### Excerpted records
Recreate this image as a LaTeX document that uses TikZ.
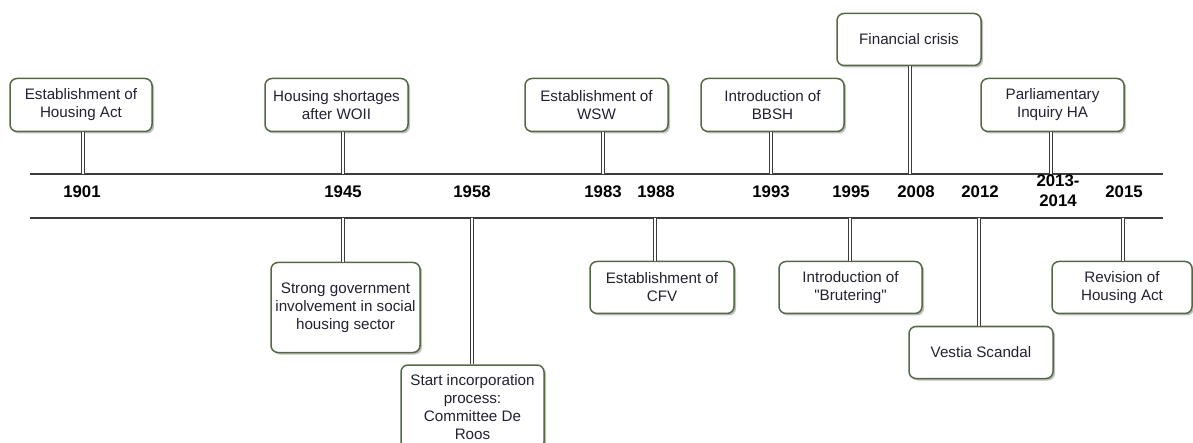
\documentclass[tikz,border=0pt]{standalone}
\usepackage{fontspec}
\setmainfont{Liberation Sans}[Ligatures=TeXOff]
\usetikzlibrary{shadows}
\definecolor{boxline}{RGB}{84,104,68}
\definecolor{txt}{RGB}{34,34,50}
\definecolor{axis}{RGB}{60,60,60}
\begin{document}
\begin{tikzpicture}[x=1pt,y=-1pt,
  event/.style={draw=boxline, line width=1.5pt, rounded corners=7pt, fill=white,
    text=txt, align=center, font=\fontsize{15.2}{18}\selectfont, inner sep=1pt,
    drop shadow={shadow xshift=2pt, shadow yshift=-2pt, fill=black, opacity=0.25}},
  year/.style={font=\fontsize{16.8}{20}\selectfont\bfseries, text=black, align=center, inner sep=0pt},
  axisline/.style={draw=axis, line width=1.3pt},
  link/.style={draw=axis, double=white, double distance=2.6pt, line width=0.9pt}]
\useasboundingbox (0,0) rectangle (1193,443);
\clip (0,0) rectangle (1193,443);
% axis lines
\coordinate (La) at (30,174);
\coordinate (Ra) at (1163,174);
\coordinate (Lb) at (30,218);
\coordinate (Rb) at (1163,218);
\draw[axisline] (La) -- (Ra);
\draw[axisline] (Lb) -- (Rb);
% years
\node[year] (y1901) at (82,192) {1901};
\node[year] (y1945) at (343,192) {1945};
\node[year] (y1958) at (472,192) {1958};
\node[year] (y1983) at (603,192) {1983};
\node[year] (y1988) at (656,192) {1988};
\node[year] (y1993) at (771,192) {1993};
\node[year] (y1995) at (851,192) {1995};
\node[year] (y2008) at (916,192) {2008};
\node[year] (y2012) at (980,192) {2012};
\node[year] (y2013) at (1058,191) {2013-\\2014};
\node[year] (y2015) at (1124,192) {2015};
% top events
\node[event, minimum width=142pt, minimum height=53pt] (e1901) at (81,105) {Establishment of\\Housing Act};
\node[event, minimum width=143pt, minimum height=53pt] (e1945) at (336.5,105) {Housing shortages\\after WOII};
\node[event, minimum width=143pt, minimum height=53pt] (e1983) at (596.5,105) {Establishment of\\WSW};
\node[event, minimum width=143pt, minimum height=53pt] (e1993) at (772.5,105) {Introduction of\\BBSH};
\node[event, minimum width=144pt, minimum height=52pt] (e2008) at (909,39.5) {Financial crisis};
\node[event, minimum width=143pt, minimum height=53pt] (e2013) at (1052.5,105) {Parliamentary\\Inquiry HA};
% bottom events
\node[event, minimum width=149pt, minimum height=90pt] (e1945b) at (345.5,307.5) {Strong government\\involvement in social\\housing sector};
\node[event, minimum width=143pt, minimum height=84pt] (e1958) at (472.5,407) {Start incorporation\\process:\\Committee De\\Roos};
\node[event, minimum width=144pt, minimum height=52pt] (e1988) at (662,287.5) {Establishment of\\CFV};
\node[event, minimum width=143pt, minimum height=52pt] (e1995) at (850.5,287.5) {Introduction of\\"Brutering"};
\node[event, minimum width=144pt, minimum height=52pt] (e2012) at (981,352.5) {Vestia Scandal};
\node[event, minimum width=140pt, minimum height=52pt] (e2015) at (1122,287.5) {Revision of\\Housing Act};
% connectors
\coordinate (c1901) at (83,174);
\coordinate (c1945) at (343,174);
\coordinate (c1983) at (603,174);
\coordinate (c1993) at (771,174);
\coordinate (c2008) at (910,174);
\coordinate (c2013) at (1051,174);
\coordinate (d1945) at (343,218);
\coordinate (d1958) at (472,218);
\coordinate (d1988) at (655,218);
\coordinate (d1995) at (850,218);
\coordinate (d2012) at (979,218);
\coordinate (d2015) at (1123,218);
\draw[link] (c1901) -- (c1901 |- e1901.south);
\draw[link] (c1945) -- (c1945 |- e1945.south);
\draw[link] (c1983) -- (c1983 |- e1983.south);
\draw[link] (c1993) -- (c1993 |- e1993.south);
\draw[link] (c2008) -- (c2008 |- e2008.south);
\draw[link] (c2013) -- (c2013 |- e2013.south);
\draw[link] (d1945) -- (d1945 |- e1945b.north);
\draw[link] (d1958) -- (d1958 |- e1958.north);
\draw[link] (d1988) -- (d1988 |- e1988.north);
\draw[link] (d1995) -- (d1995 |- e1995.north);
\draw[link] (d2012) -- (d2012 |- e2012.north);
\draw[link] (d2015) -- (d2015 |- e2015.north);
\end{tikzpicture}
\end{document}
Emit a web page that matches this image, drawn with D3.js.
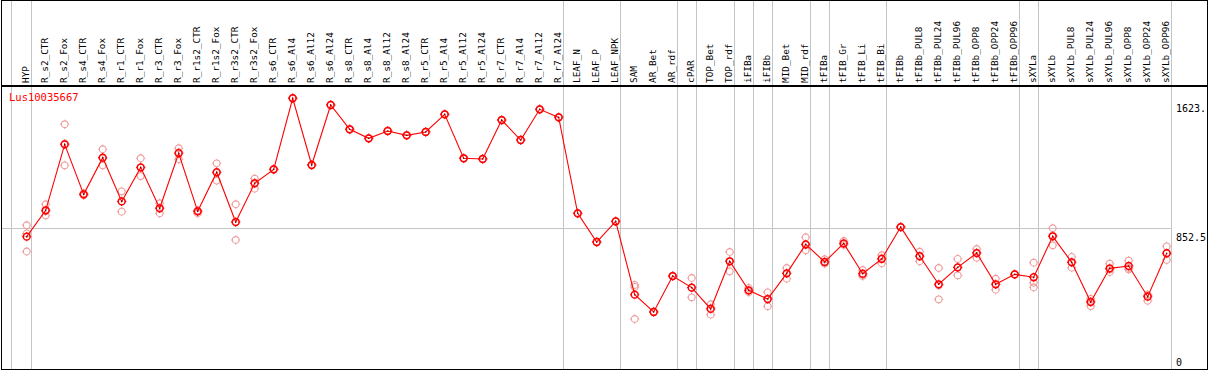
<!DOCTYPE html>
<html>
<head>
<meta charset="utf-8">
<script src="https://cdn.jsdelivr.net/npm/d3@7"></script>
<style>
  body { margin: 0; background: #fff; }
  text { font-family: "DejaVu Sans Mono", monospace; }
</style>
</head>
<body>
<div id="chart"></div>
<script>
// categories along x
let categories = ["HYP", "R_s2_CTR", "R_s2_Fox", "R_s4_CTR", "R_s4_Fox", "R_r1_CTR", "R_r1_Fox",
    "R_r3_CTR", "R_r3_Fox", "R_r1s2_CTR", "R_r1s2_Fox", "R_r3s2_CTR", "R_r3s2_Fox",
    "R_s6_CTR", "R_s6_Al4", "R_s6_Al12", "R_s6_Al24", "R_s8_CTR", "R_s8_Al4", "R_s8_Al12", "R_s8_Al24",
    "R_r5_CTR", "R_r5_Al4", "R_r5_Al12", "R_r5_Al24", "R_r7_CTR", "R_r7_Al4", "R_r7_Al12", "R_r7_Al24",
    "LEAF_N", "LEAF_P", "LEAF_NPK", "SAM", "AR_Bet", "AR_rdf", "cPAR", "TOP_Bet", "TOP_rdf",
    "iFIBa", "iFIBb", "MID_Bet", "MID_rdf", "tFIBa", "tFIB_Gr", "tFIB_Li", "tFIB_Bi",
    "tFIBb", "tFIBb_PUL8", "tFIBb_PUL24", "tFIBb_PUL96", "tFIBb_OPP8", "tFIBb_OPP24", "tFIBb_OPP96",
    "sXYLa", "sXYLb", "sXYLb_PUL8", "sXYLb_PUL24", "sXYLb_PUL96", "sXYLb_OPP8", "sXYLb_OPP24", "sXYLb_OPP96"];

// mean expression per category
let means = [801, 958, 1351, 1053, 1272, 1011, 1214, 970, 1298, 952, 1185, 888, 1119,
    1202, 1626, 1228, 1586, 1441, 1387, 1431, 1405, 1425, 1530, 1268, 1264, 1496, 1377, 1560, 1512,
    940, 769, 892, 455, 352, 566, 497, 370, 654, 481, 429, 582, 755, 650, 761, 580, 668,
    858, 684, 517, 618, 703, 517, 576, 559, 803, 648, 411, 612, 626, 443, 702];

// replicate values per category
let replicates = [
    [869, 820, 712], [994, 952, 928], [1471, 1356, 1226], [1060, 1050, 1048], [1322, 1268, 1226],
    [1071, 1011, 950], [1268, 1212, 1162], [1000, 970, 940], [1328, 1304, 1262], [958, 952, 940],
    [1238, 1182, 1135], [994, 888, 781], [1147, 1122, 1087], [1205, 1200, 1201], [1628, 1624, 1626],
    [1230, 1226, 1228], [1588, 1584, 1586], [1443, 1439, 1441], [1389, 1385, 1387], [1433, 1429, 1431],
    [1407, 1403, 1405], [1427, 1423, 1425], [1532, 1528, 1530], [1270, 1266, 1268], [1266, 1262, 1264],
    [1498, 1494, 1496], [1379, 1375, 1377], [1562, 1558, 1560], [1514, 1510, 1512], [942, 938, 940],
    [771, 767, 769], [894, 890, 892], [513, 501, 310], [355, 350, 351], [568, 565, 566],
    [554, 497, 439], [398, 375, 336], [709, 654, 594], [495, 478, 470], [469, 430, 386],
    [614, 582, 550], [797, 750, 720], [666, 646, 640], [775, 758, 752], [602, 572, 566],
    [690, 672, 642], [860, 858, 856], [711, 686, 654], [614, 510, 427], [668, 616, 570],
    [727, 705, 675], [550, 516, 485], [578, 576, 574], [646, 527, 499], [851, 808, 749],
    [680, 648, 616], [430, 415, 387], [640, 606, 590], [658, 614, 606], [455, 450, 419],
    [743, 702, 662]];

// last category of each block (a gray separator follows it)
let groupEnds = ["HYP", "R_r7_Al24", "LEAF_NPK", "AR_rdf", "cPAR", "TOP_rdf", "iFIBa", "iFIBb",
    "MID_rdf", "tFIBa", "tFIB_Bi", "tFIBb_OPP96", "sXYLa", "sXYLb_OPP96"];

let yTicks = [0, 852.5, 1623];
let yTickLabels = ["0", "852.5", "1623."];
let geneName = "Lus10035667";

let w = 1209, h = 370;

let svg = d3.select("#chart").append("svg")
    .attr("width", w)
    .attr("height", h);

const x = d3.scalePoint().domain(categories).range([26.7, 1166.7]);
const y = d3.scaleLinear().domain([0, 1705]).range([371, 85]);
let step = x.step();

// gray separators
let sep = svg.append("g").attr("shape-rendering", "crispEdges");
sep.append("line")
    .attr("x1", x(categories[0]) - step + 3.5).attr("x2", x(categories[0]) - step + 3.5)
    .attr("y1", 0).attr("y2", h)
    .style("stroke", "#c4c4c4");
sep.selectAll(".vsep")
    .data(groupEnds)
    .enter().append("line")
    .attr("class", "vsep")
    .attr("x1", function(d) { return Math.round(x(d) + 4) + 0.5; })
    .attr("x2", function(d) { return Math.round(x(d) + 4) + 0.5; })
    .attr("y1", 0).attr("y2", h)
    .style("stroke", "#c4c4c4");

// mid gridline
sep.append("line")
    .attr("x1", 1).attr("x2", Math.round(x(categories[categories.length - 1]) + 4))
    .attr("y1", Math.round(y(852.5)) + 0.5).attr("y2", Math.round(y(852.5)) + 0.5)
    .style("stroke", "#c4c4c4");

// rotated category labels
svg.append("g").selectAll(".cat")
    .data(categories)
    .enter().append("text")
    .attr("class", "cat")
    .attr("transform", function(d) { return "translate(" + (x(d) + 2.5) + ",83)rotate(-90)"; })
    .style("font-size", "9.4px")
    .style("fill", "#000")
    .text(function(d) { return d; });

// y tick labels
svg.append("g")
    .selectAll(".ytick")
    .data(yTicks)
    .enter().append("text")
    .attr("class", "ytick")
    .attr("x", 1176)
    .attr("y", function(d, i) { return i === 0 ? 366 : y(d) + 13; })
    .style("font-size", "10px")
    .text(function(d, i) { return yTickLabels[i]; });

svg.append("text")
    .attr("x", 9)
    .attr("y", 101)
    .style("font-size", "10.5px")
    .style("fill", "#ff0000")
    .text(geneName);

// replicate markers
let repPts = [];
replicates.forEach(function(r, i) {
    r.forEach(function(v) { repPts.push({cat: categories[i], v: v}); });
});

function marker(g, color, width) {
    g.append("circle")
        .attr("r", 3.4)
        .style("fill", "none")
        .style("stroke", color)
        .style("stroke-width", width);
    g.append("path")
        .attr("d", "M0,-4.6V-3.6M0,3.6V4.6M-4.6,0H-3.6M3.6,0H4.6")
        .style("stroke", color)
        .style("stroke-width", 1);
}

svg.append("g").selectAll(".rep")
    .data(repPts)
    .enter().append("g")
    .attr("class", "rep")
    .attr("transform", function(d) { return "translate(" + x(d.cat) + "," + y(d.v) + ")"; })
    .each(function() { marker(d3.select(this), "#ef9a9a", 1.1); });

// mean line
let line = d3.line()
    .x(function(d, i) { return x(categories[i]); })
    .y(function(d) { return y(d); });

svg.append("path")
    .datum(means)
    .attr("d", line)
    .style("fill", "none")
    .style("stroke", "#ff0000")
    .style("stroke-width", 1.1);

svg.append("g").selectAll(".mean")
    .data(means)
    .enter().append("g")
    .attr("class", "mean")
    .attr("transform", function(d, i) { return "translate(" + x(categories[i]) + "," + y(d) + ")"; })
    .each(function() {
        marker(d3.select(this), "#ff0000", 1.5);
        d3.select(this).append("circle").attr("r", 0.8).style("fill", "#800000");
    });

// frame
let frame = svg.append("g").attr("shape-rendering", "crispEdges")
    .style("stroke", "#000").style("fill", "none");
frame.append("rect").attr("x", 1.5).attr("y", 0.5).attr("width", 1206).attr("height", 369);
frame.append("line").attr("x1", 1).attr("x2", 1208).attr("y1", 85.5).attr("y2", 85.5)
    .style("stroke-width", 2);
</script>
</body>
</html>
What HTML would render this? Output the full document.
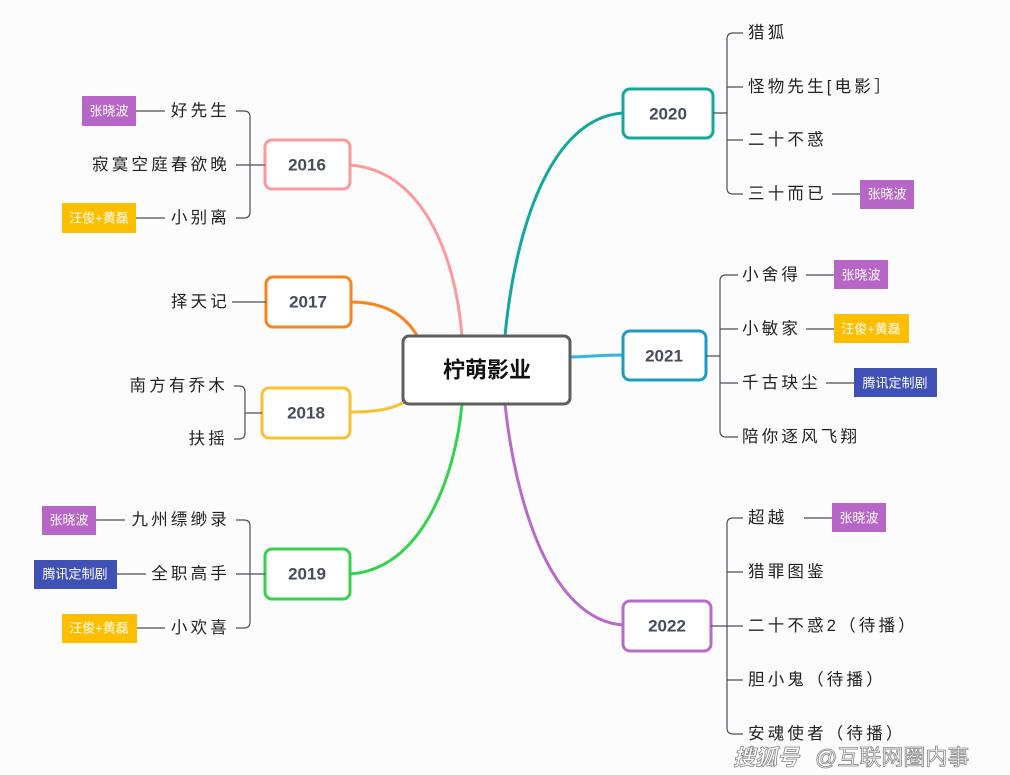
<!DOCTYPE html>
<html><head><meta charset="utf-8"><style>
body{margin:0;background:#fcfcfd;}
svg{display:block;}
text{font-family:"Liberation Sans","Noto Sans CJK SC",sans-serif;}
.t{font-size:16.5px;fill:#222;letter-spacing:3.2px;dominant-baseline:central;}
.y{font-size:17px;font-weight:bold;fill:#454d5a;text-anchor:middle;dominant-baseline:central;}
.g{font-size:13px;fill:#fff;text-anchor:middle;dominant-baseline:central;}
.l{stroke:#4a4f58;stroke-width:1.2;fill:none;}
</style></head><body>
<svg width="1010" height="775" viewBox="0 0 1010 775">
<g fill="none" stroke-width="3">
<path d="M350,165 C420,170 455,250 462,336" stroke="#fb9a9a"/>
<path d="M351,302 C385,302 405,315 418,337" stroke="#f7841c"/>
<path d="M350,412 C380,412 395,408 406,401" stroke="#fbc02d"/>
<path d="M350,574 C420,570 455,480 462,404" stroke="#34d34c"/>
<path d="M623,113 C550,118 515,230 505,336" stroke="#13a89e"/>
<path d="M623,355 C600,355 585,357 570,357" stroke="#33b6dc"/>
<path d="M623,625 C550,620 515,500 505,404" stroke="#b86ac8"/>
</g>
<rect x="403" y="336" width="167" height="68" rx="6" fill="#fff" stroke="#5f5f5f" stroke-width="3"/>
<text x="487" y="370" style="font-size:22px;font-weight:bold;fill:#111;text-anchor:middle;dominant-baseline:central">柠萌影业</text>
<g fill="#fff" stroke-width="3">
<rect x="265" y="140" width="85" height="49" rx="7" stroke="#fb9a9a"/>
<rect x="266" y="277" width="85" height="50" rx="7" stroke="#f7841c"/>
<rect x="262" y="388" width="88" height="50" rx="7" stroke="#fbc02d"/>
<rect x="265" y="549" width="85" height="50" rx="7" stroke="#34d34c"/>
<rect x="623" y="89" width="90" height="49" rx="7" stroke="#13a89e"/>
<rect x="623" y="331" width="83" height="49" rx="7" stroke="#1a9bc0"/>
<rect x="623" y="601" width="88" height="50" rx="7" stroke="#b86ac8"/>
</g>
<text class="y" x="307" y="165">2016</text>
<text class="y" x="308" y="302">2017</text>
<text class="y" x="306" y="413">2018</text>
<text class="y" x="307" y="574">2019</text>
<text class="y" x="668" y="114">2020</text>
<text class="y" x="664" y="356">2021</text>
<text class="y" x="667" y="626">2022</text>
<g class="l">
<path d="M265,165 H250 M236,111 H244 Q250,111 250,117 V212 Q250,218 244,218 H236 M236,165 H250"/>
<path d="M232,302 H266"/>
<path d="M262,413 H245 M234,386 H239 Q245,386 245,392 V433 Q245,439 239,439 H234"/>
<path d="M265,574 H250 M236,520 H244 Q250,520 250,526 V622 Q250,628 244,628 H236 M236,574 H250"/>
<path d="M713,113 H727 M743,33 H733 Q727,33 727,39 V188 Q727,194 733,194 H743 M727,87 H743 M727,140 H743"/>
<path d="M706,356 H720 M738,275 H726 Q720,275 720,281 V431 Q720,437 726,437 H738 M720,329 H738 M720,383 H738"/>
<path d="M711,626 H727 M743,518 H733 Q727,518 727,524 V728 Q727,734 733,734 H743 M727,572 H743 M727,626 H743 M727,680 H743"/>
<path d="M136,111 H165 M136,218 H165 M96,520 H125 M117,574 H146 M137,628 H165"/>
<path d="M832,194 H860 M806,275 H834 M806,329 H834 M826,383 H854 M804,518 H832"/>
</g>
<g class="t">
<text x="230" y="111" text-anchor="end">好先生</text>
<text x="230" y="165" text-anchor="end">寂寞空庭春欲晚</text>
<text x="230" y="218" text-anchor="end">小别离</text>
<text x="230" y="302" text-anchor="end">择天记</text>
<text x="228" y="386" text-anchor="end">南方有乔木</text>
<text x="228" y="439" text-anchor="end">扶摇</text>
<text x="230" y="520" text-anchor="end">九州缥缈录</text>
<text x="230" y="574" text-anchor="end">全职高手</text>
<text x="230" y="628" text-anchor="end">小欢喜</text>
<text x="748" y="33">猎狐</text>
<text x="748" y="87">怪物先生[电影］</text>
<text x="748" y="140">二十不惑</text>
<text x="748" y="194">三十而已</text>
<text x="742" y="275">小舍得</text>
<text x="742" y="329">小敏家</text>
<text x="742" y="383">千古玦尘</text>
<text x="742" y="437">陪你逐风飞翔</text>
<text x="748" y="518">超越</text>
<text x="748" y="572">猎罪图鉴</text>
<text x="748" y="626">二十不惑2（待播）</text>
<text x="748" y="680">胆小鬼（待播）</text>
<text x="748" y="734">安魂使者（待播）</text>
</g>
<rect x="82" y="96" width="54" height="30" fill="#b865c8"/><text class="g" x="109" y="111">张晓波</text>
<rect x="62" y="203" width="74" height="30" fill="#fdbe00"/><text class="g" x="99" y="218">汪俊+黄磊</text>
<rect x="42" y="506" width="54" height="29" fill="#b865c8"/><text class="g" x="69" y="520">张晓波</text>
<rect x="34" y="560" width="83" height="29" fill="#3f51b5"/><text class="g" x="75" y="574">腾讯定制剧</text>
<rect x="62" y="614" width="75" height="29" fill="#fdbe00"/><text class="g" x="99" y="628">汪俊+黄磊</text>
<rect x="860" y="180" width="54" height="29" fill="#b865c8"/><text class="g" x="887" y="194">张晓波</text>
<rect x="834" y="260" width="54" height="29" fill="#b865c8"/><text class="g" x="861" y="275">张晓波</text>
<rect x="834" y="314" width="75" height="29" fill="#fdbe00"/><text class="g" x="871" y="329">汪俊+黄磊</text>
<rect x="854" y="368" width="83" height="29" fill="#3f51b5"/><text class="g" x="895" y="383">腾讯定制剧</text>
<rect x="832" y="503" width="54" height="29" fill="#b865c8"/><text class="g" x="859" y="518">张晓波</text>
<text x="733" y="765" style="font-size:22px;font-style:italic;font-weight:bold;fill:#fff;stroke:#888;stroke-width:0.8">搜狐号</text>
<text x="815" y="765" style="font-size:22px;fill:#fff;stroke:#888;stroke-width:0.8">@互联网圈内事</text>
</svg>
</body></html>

### The exercise
Looking above, find the stretch of lines that opens with the one holding "Emit a web page" and closes with the one holding "626, 443, 702];". Copy it exactly, pictures excluded.

### Complete answer
Emit a web page that matches this image, drawn with D3.js.
<!DOCTYPE html>
<html>
<head>
<meta charset="utf-8">
<script src="https://cdn.jsdelivr.net/npm/d3@7"></script>
<style>
  body { margin: 0; background: #fff; }
  text { font-family: "DejaVu Sans Mono", monospace; }
</style>
</head>
<body>
<div id="chart"></div>
<script>
// categories along x
let categories = ["HYP", "R_s2_CTR", "R_s2_Fox", "R_s4_CTR", "R_s4_Fox", "R_r1_CTR", "R_r1_Fox",
    "R_r3_CTR", "R_r3_Fox", "R_r1s2_CTR", "R_r1s2_Fox", "R_r3s2_CTR", "R_r3s2_Fox",
    "R_s6_CTR", "R_s6_Al4", "R_s6_Al12", "R_s6_Al24", "R_s8_CTR", "R_s8_Al4", "R_s8_Al12", "R_s8_Al24",
    "R_r5_CTR", "R_r5_Al4", "R_r5_Al12", "R_r5_Al24", "R_r7_CTR", "R_r7_Al4", "R_r7_Al12", "R_r7_Al24",
    "LEAF_N", "LEAF_P", "LEAF_NPK", "SAM", "AR_Bet", "AR_rdf", "cPAR", "TOP_Bet", "TOP_rdf",
    "iFIBa", "iFIBb", "MID_Bet", "MID_rdf", "tFIBa", "tFIB_Gr", "tFIB_Li", "tFIB_Bi",
    "tFIBb", "tFIBb_PUL8", "tFIBb_PUL24", "tFIBb_PUL96", "tFIBb_OPP8", "tFIBb_OPP24", "tFIBb_OPP96",
    "sXYLa", "sXYLb", "sXYLb_PUL8", "sXYLb_PUL24", "sXYLb_PUL96", "sXYLb_OPP8", "sXYLb_OPP24", "sXYLb_OPP96"];

// mean expression per category
let means = [801, 958, 1351, 1053, 1272, 1011, 1214, 970, 1298, 952, 1185, 888, 1119,
    1202, 1626, 1228, 1586, 1441, 1387, 1431, 1405, 1425, 1530, 1268, 1264, 1496, 1377, 1560, 1512,
    940, 769, 892, 455, 352, 566, 497, 370, 654, 481, 429, 582, 755, 650, 761, 580, 668,
    858, 684, 517, 618, 703, 517, 576, 559, 803, 648, 411, 612, 626, 443, 702];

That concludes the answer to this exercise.